▸ **Written instruction**: Take the lines from the beginning of the material through the line containing "ax = fig.add_axes([0.1576, 0.1152, 0.8392, 0.8528])" and retype them exactly, leaving the pictures out.

▸ **Supplied material**:
----------------

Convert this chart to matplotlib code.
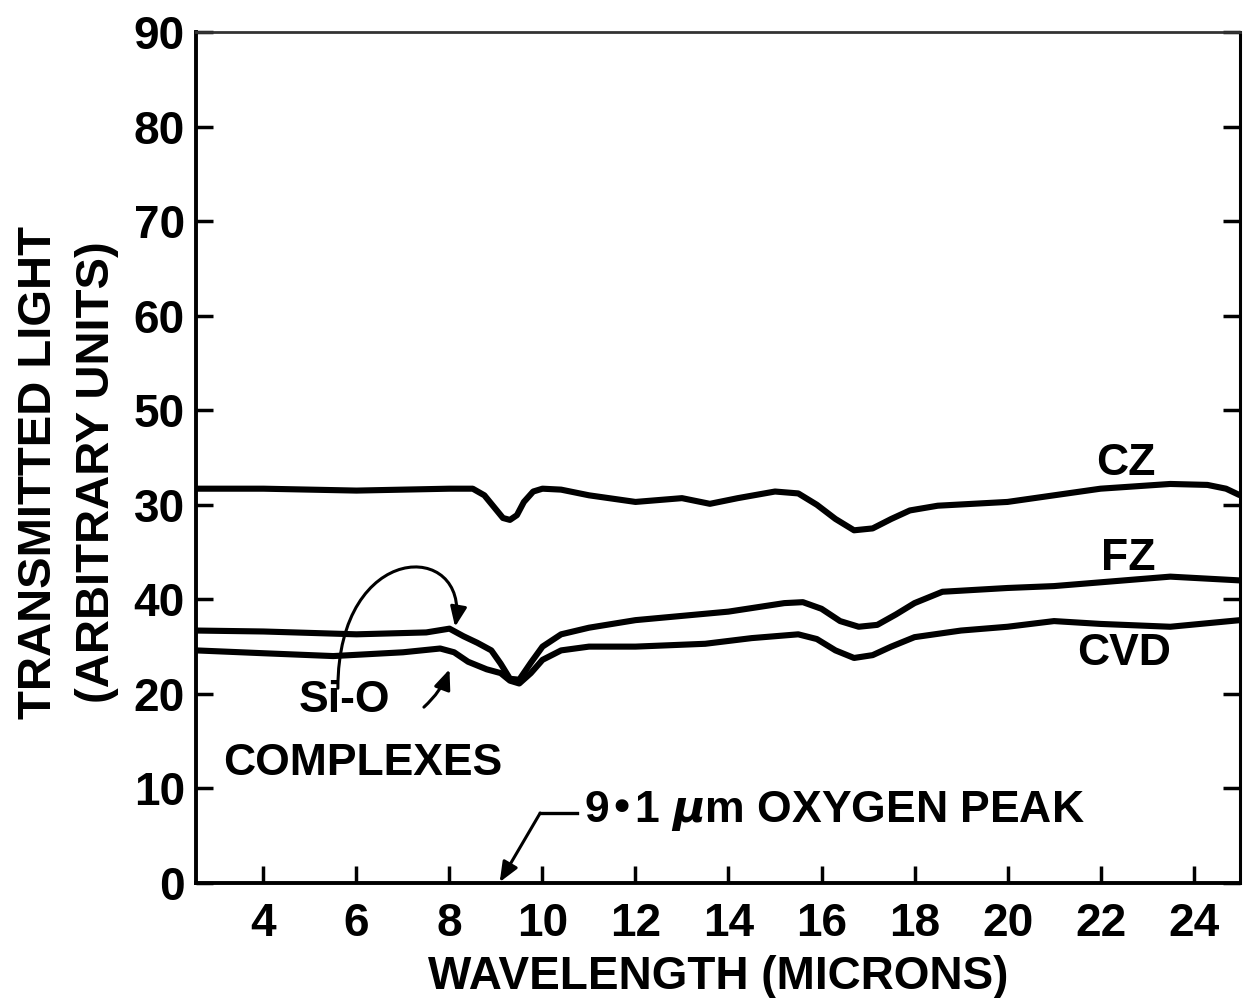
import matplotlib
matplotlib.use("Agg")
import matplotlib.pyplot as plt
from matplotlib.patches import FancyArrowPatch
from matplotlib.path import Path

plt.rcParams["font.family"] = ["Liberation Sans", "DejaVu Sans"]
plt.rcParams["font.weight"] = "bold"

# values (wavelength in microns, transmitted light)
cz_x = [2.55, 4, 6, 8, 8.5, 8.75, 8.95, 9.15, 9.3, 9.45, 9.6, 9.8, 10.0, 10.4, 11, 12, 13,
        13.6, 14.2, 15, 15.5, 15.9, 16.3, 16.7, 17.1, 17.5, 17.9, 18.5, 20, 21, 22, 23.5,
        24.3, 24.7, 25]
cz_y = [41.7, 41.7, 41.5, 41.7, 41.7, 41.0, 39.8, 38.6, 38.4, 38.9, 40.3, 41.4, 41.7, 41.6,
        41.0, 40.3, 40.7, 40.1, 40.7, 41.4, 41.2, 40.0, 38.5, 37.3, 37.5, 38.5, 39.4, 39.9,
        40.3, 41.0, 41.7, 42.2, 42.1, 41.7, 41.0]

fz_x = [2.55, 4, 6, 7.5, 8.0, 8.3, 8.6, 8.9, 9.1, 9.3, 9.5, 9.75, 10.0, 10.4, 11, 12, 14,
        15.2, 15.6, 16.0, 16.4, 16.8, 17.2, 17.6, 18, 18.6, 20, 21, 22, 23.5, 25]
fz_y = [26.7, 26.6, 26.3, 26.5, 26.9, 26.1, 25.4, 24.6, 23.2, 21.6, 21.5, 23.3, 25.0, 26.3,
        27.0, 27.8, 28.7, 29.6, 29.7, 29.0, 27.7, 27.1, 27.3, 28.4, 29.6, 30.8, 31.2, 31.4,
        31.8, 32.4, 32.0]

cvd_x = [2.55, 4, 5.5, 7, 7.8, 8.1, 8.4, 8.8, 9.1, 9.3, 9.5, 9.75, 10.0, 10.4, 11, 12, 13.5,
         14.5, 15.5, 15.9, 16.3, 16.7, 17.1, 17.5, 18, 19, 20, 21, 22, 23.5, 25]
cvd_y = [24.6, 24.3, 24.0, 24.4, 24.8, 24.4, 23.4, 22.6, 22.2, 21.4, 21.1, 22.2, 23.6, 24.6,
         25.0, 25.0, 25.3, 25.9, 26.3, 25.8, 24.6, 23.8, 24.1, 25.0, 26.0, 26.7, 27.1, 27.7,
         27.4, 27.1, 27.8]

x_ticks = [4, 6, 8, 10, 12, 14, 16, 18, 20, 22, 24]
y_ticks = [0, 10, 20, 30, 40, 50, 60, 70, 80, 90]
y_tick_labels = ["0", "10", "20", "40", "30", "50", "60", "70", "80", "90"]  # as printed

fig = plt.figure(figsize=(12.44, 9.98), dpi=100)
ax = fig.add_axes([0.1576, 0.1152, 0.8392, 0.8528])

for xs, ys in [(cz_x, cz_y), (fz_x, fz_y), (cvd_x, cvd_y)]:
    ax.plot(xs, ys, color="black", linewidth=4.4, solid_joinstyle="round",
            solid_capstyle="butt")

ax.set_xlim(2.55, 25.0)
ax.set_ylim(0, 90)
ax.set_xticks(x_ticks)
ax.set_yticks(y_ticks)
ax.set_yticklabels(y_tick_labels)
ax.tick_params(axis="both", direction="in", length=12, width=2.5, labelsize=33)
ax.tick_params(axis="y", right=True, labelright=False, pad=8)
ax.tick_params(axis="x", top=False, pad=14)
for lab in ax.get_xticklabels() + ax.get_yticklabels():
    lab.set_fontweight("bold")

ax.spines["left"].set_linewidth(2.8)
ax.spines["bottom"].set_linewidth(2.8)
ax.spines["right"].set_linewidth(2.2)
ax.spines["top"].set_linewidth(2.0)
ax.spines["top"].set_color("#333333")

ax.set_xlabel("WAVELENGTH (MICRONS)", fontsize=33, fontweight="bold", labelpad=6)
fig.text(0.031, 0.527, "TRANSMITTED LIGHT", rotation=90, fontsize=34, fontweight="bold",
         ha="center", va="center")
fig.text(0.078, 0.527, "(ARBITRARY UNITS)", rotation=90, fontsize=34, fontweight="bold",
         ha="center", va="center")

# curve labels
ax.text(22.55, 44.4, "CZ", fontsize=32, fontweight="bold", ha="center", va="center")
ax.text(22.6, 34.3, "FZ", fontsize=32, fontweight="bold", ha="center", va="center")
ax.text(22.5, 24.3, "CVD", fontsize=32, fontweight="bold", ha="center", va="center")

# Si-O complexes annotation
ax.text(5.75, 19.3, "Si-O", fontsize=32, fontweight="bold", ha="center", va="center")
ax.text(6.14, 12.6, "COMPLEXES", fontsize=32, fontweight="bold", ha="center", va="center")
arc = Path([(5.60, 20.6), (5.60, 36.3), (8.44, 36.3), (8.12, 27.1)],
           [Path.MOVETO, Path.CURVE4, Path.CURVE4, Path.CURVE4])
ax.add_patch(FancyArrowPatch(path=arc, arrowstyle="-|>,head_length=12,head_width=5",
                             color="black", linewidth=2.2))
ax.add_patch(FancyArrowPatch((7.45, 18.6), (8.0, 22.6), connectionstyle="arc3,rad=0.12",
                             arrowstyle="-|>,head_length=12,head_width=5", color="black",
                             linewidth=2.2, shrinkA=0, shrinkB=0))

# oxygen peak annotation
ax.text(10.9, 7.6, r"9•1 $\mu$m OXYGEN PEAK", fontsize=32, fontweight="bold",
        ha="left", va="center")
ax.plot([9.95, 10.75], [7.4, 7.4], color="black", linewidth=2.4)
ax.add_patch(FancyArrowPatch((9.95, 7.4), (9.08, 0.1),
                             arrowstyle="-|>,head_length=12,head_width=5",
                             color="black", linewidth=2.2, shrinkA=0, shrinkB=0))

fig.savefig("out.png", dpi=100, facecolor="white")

----------------

▸ **Full response**:
Convert this chart to matplotlib code.
import matplotlib
matplotlib.use("Agg")
import matplotlib.pyplot as plt
from matplotlib.patches import FancyArrowPatch
from matplotlib.path import Path

plt.rcParams["font.family"] = ["Liberation Sans", "DejaVu Sans"]
plt.rcParams["font.weight"] = "bold"

# values (wavelength in microns, transmitted light)
cz_x = [2.55, 4, 6, 8, 8.5, 8.75, 8.95, 9.15, 9.3, 9.45, 9.6, 9.8, 10.0, 10.4, 11, 12, 13,
        13.6, 14.2, 15, 15.5, 15.9, 16.3, 16.7, 17.1, 17.5, 17.9, 18.5, 20, 21, 22, 23.5,
        24.3, 24.7, 25]
cz_y = [41.7, 41.7, 41.5, 41.7, 41.7, 41.0, 39.8, 38.6, 38.4, 38.9, 40.3, 41.4, 41.7, 41.6,
        41.0, 40.3, 40.7, 40.1, 40.7, 41.4, 41.2, 40.0, 38.5, 37.3, 37.5, 38.5, 39.4, 39.9,
        40.3, 41.0, 41.7, 42.2, 42.1, 41.7, 41.0]

fz_x = [2.55, 4, 6, 7.5, 8.0, 8.3, 8.6, 8.9, 9.1, 9.3, 9.5, 9.75, 10.0, 10.4, 11, 12, 14,
        15.2, 15.6, 16.0, 16.4, 16.8, 17.2, 17.6, 18, 18.6, 20, 21, 22, 23.5, 25]
fz_y = [26.7, 26.6, 26.3, 26.5, 26.9, 26.1, 25.4, 24.6, 23.2, 21.6, 21.5, 23.3, 25.0, 26.3,
        27.0, 27.8, 28.7, 29.6, 29.7, 29.0, 27.7, 27.1, 27.3, 28.4, 29.6, 30.8, 31.2, 31.4,
        31.8, 32.4, 32.0]

cvd_x = [2.55, 4, 5.5, 7, 7.8, 8.1, 8.4, 8.8, 9.1, 9.3, 9.5, 9.75, 10.0, 10.4, 11, 12, 13.5,
         14.5, 15.5, 15.9, 16.3, 16.7, 17.1, 17.5, 18, 19, 20, 21, 22, 23.5, 25]
cvd_y = [24.6, 24.3, 24.0, 24.4, 24.8, 24.4, 23.4, 22.6, 22.2, 21.4, 21.1, 22.2, 23.6, 24.6,
         25.0, 25.0, 25.3, 25.9, 26.3, 25.8, 24.6, 23.8, 24.1, 25.0, 26.0, 26.7, 27.1, 27.7,
         27.4, 27.1, 27.8]

x_ticks = [4, 6, 8, 10, 12, 14, 16, 18, 20, 22, 24]
y_ticks = [0, 10, 20, 30, 40, 50, 60, 70, 80, 90]
y_tick_labels = ["0", "10", "20", "40", "30", "50", "60", "70", "80", "90"]  # as printed

fig = plt.figure(figsize=(12.44, 9.98), dpi=100)
ax = fig.add_axes([0.1576, 0.1152, 0.8392, 0.8528])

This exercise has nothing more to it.